WIDDEN’S REVIEW – CAN MUSIC COMMENT ON A POLITICAL SITUATION?

Contributed by Martin Widden
Some music is composed to celebrate a person – probably the best known example is Beethoven’s Eroica symphony, composed in honour of Napoleon, although Beethoven later withdrew the dedication in disgust at Napoleon’s declaring himself emperor; some portray an actual event, such as Verdi’s opera The Masked Ball, about the very real assassination of King Gustav of Sweden in 1792. But music is usually a self-sufficient form of art, existing without needing to refer to any external person or event. Nonetheless, two recent recitals in the Great Hall have been programmed to respond to the present situation in the world.
The first of these was a performance on 7 November by English Touring Opera of The Silver Lake, by Kurt Weill. (Weill was the composer who collaborated with the playwright Bertolt Brecht on The Threepenny Opera, which includes the well-known song Mack the Knife.) The story of the opera centres on an impoverished youth, Severin, who steals a pineapple and is shot and wounded by a policeman, Olim. Conscience-stricken at what he has done, Olim visits Severin in hospital, and from this follows an increasingly fantastical story, leading the pair finally to a silver frozen lake, which they are able to cross and make their way to a new future.

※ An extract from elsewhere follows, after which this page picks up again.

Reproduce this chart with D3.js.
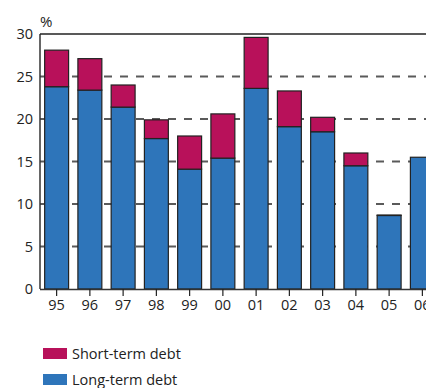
<!DOCTYPE html>
<html>
<head>
<meta charset="utf-8">
<script src="https://cdn.jsdelivr.net/npm/d3@7"></script>
<style>
  html, body { margin: 0; padding: 0; background: #fff; overflow: hidden; }
  svg { display: block; }
  text { font-family: "Open Sans", "Noto Sans", sans-serif; fill: #222; }
</style>
</head>
<body>
<svg id="chart" width="426" height="388"></svg>
<script>
// Debt stacked by maturity, per year
const years = ["95", "96", "97", "98", "99", "00", "01", "02", "03", "04", "05", "06"];
const longTerm = [23.8, 23.4, 21.4, 17.7, 14.1, 15.4, 23.6, 19.1, 18.5, 14.5, 8.65, 15.5];
const shortTerm = [4.3, 3.7, 2.6, 2.2, 3.9, 5.2, 6.0, 4.2, 1.7, 1.5, 0.05, 0.0];
const yTicks = [0, 5, 10, 15, 20, 25, 30];
const gridTicks = [5, 10, 15, 20, 25];
const seriesNames = ["Short-term debt", "Long-term debt"];
const seriesColors = ["#b8115a", "#2e75ba"];

const svg = d3.select("#chart");
const plotLeft = 40, plotTop = 34, plotBottom = 289;
const step = 33.25;

const x = d3.scaleBand()
  .domain(years)
  .range([plotLeft, plotLeft + step * years.length])
  .paddingInner(0.28)
  .paddingOuter(0.14);

const y = d3.scaleLinear().domain([0, 30]).range([plotBottom, plotTop]);

// dashed horizontal gridlines
svg.append("g")
  .selectAll("line")
  .data(gridTicks)
  .join("line")
  .attr("x1", plotLeft).attr("x2", 426)
  .attr("y1", d => y(d)).attr("y2", d => y(d))
  .attr("stroke", "#5a5a5a")
  .attr("stroke-width", 1.8)
  .attr("stroke-dasharray", "8,8");

// stacked bars
const rows = years.map((yr, i) => ({ year: yr, long: longTerm[i], short: shortTerm[i] }));
const stack = d3.stack().keys(["long", "short"])(rows);
const colorByKey = { long: seriesColors[1], short: seriesColors[0] };

svg.append("g")
  .selectAll("g")
  .data(stack)
  .join("g")
  .attr("fill", d => colorByKey[d.key])
  .selectAll("rect")
  .data(d => d.filter(p => p[1] - p[0] > 0))
  .join("rect")
  .attr("x", d => x(d.data.year))
  .attr("width", x.bandwidth())
  .attr("y", d => y(d[1]))
  .attr("height", d => y(d[0]) - y(d[1]))
  .attr("stroke", "#222")
  .attr("stroke-width", 1.2);

// frame: left axis, top border
svg.append("line").attr("x1", plotLeft).attr("x2", plotLeft).attr("y1", plotTop).attr("y2", plotBottom)
  .attr("stroke", "#333").attr("stroke-width", 1.5);
svg.append("line").attr("x1", plotLeft).attr("x2", 426).attr("y1", plotTop).attr("y2", plotTop)
  .attr("stroke", "#222").attr("stroke-width", 1.5);

// y axis labels
const yAxis = d3.axisLeft(y).tickValues(yTicks).tickSize(0).tickPadding(7);
const gy = svg.append("g").attr("transform", `translate(${plotLeft},0)`).call(yAxis);
gy.select(".domain").remove();
gy.selectAll("text")
  .style("font-family", '"Open Sans", "Noto Sans", sans-serif')
  .style("font-size", "14.5px")
  .attr("fill", "#222");

// x axis
const xAxis = d3.axisBottom(x).tickSize(7).tickPadding(4);
const gx = svg.append("g").attr("transform", `translate(0,${plotBottom})`).call(xAxis);
gx.select(".domain").attr("d", `M${plotLeft},0.5H426`).attr("stroke", "#333").attr("stroke-width", 1.5);
gx.selectAll(".tick line").attr("stroke", "#222").attr("stroke-width", 1.2);
gx.selectAll("text")
  .style("font-family", '"Open Sans", "Noto Sans", sans-serif')
  .style("font-size", "14.5px")
  .attr("fill", "#222");

// unit label
svg.append("text").attr("x", 40).attr("y", 27)
  .style("font-size", "15px").text("%");

// legend
const legend = svg.append("g")
  .selectAll("g")
  .data(seriesNames)
  .join("g")
  .attr("transform", (d, i) => `translate(43,${348 + i * 26})`);
legend.append("rect")
  .attr("width", 24).attr("height", 11)
  .attr("fill", (d, i) => seriesColors[i]);
legend.append("text")
  .attr("x", 29).attr("y", 11)
  .style("font-size", "14.5px")
  .text(d => d);
</script>
</body>
</html>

On the bare Great Hall stage without scenery, and to the accompaniment of a 30-strong orchestra, ETO gave a compelling performance of this story about poverty, hunger and deprivation. It is particularly encouraging that, as at all ETO’s performances, the chorus was recruited locally from choirs based in and around Lancaster.

On 5 December, the Great Hall hosted a recital entitled The Labyrinth by the Israeli-American pianist David Greilsammer. Based loosely on Janacek’s suite On an Overgrown Path, this was a series of short pieces, generally improvisatory in nature, by composers ranging from the 17th century German JJ Froberger, via CPE Bach and Mozart, to the contemporary American Philip Glass. The recital lasted only about 70 minutes, but afterwards Greilsammer returned to answer questions from the audience, and it was here that he remarked that he had put together the programme to reflect the chaotic times we are living in. It was a very interesting series of works which made sense in his hands, even though in the printed programme it looked like a random list. Greilsammer was able to master the varied styles of the pieces very convincingly.